The permissions in the family's software should match its written decision rights. How Ripazo roles and permissions work explains the separation between administration and ordinary participation. An app setting cannot override legal ownership. It should not quietly contradict the family's agreement either.
When the house is already emotionally occupied
Once a sibling vacation home dispute is entrenched, another request to "please be considerate" will not shift it. Start with the facts: title, written permissions, actual stays, paid costs, documented work, and the owner's current wishes. Make one clear request, such as pausing new bookings until the summer schedule is agreed. Then say exactly what remains unresolved: "We have never agreed whether caretaking gives booking priority."
If the family can still talk directly, a neutral facilitator can keep the meeting on the decision and give each person room to speak. Court guidance on when mediation may help explains that a mediator helps the parties seek agreement but does not decide the dispute. Mediation may be unsafe or ineffective when there is coercion, intimidation, hidden information, or a severe power imbalance. Ask a local professional about other options.
Sometimes the next call is to a lawyer. That may be necessary when someone physically blocks access, the property is at risk, money is missing, or the parties contest ownership. Get jurisdiction-specific advice early enough to preserve your options. Software can document messages, approvals, spending, and work. It cannot repair estrangement, grief, coercion, or fear.
A 30-day reset plan
Days 1-7: collect the facts
Gather the deed or title record, trust and estate documents, insurance terms, tax bills, access arrangements, booking history, repair records, and unpaid expenses. Mark each unknown as unknown. Family lore does not fill a blank in the paperwork.

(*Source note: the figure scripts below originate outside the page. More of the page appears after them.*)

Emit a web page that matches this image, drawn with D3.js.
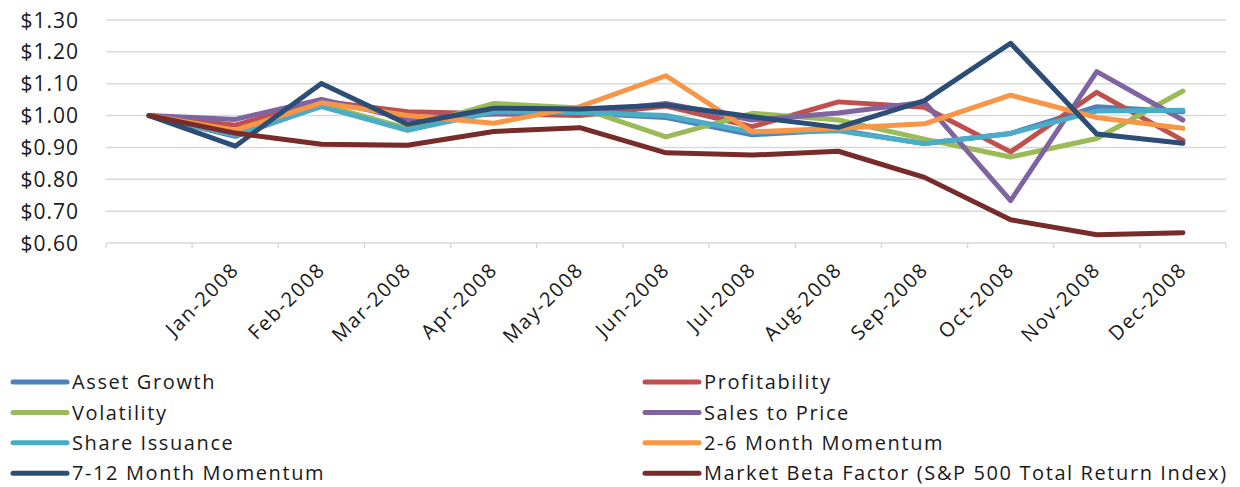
<!DOCTYPE html>
<html>
<head>
<meta charset="utf-8">
<script src="https://cdn.jsdelivr.net/npm/d3@7"></script>
<style>
  body { margin: 0; background: #fff; }
  svg { display: block; font-family: "Open Sans", sans-serif; }
  .grid line { stroke: #d9d9d9; stroke-width: 1.5; }
  .y-label { font-size: 21px; letter-spacing: 1px; fill: #1a1a1a; }
  .x-label { font-size: 20px; letter-spacing: 1.6px; fill: #1a1a1a; }
  .legend-text { font-size: 20px; letter-spacing: 1.6px; fill: #1a1a1a; }
</style>
</head>
<body>
<svg id="chart"></svg>
<script>
// categories (first point is the starting value, no label)
const months = ["", "Jan-2008", "Feb-2008", "Mar-2008", "Apr-2008", "May-2008", "Jun-2008",
  "Jul-2008", "Aug-2008", "Sep-2008", "Oct-2008", "Nov-2008", "Dec-2008"];

const yTicks = [0.6, 0.7, 0.8, 0.9, 1.0, 1.1, 1.2, 1.3];

// growth of $1
const assetGrowth   = [1.00, 0.935, 1.030, 0.958, 1.010, 1.008, 0.994, 0.940, 0.955, 0.912, 0.944, 1.028, 1.012];
const profitability = [1.00, 0.970, 1.045, 1.012, 1.006, 1.000, 1.030, 0.965, 1.043, 1.026, 0.886, 1.073, 0.922];
const volatility    = [1.00, 0.940, 1.035, 0.960, 1.038, 1.024, 0.933, 1.007, 0.986, 0.926, 0.870, 0.928, 1.077];
const salesToPrice  = [1.00, 0.988, 1.051, 0.990, 1.005, 1.010, 1.038, 0.986, 1.008, 1.042, 0.733, 1.138, 0.986];
const shareIssuance = [1.00, 0.940, 1.028, 0.954, 1.012, 1.010, 1.000, 0.948, 0.952, 0.912, 0.944, 1.014, 1.017];
const mom2to6       = [1.00, 0.954, 1.040, 1.000, 0.976, 1.028, 1.125, 0.949, 0.960, 0.974, 1.064, 0.994, 0.960];
const mom7to12      = [1.00, 0.904, 1.101, 0.973, 1.023, 1.021, 1.033, 0.996, 0.963, 1.047, 1.227, 0.942, 0.913];
const marketBeta    = [1.00, 0.945, 0.910, 0.907, 0.950, 0.962, 0.883, 0.876, 0.888, 0.806, 0.673, 0.626, 0.632];

const seriesNames = ["Asset Growth", "Profitability", "Volatility", "Sales to Price",
  "Share Issuance", "2-6 Month Momentum", "7-12 Month Momentum",
  "Market Beta Factor (S&P 500 Total Return Index)"];
const seriesValues = [assetGrowth, profitability, volatility, salesToPrice,
  shareIssuance, mom2to6, mom7to12, marketBeta];
const colors = ["#4f81bd", "#c0504d", "#9bbb59", "#8064a2",
  "#4bacc6", "#f79646", "#2c4d75", "#772c2a"];

class LineChart {
  constructor(_config, _data) {
    this.config = {
      parentElement: _config.parentElement,
      containerWidth: _config.containerWidth || 1240,
      containerHeight: _config.containerHeight || 487,
      margin: _config.margin || {top: 20, right: 14, bottom: 244, left: 106}
    };
    this.data = _data;
    this.initVis();
  }

  initVis() {
    let vis = this;

    vis.width = vis.config.containerWidth - vis.config.margin.left - vis.config.margin.right;
    vis.height = vis.config.containerHeight - vis.config.margin.top - vis.config.margin.bottom;

    vis.xScale = d3.scaleBand()
      .domain(months)
      .range([0, vis.width])
      .padding(0);

    vis.yScale = d3.scaleLinear()
      .domain([0.6, 1.3])
      .range([vis.height, 0]);

    vis.svg = d3.select(vis.config.parentElement)
      .attr('width', vis.config.containerWidth)
      .attr('height', vis.config.containerHeight);

    vis.chart = vis.svg.append('g')
      .attr('transform', `translate(${vis.config.margin.left},${vis.config.margin.top})`);

    vis.renderVis();
  }

  renderVis() {
    let vis = this;

    // horizontal gridlines
    vis.chart.append('g')
      .attr('class', 'grid')
      .selectAll('line')
      .data(yTicks)
      .join('line')
      .attr('x1', 0)
      .attr('x2', vis.width)
      .attr('y1', d => vis.yScale(d))
      .attr('y2', d => vis.yScale(d));

    // y labels
    vis.svg.append('g')
      .selectAll('text')
      .data(yTicks)
      .join('text')
      .attr('class', 'y-label')
      .attr('x', 79)
      .attr('y', d => vis.yScale(d) + vis.config.margin.top)
      .attr('dy', '0.36em')
      .attr('text-anchor', 'end')
      .text(d => d3.format('$.2f')(d));

    // tick marks between categories
    const bounds = months.map(m => vis.xScale(m)).concat([vis.width]);
    vis.chart.append('g')
      .attr('class', 'grid')
      .selectAll('line')
      .data(bounds)
      .join('line')
      .attr('x1', d => d)
      .attr('x2', d => d)
      .attr('y1', vis.height)
      .attr('y2', vis.height + 5);

    // rotated month labels
    const bw = vis.xScale.bandwidth();
    vis.chart.append('g')
      .selectAll('text')
      .data(months.filter(m => m !== ''))
      .join('text')
      .attr('class', 'x-label')
      .attr('text-anchor', 'end')
      .attr('transform', d => `translate(${vis.xScale(d) + bw / 2 + 5},${vis.height + 28}) rotate(-45)`)
      .text(d => d);

    // lines
    const line = d3.line()
      .x((d, i) => vis.xScale(months[i]) + bw / 2)
      .y(d => vis.yScale(d));

    vis.chart.append('g')
      .selectAll('path')
      .data(vis.data)
      .join('path')
      .attr('fill', 'none')
      .attr('stroke', (d, i) => colors[i])
      .attr('stroke-width', 5)
      .attr('stroke-linejoin', 'round')
      .attr('stroke-linecap', 'round')
      .attr('d', d => line(d));

    // legend, two columns
    const legend = vis.svg.append('g')
      .selectAll('g')
      .data(seriesNames)
      .join('g')
      .attr('transform', (d, i) => `translate(${i % 2 === 0 ? 13 : 645},${382 + Math.floor(i / 2) * 30.4})`);

    legend.append('line')
      .attr('x1', 0)
      .attr('x2', 54)
      .attr('stroke', (d, i) => colors[i])
      .attr('stroke-width', 5)
      .attr('stroke-linecap', 'round');

    legend.append('text')
      .attr('class', 'legend-text')
      .attr('x', 59)
      .attr('dy', '0.36em')
      .text(d => d);
  }
}

new LineChart({parentElement: '#chart'}, seriesValues);
</script>
</body>
</html>
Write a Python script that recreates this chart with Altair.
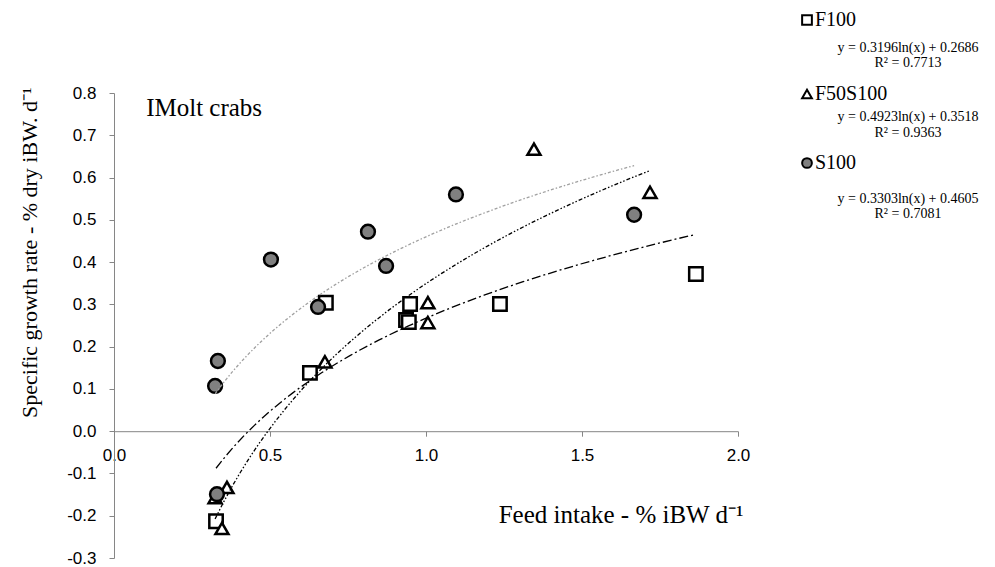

Days 8-14: collect each person's intent
Ask each owner, intended heir, and regular user the same questions in private. Do they want to use the house, help run it, contribute money, own a share later, or have a path out? Summarize the answers without guessing at motives. Someone who will not mention selling on a group call may say it in a private conversation.
Days 15-21: hold one structured meeting
Circulate the factual summary and a short agenda in advance. In the meeting, confirm current ownership and permission first. Then decide the next 90 days of access, one cost rule, one caretaker arrangement, and the process for unresolved matters. Record the decision, dissents, responsible person, and review date before anyone leaves.

Days 22-30: test the arrangement
Put one booking request through the calendar. Enter one recent receipt and complete one arrival or departure handover. Check what the decision rule does when somebody does not reply, then fix any vague wording while the example is fresh. One shared house workspace keeps decisions visible, but the family still has to make those decisions.
Start today with one sentence: "We have not yet agreed who may book which dates." Send it with a proposed time to discuss that decision. For some families, naming what remains undecided will be the first honest boundary the house has had in years.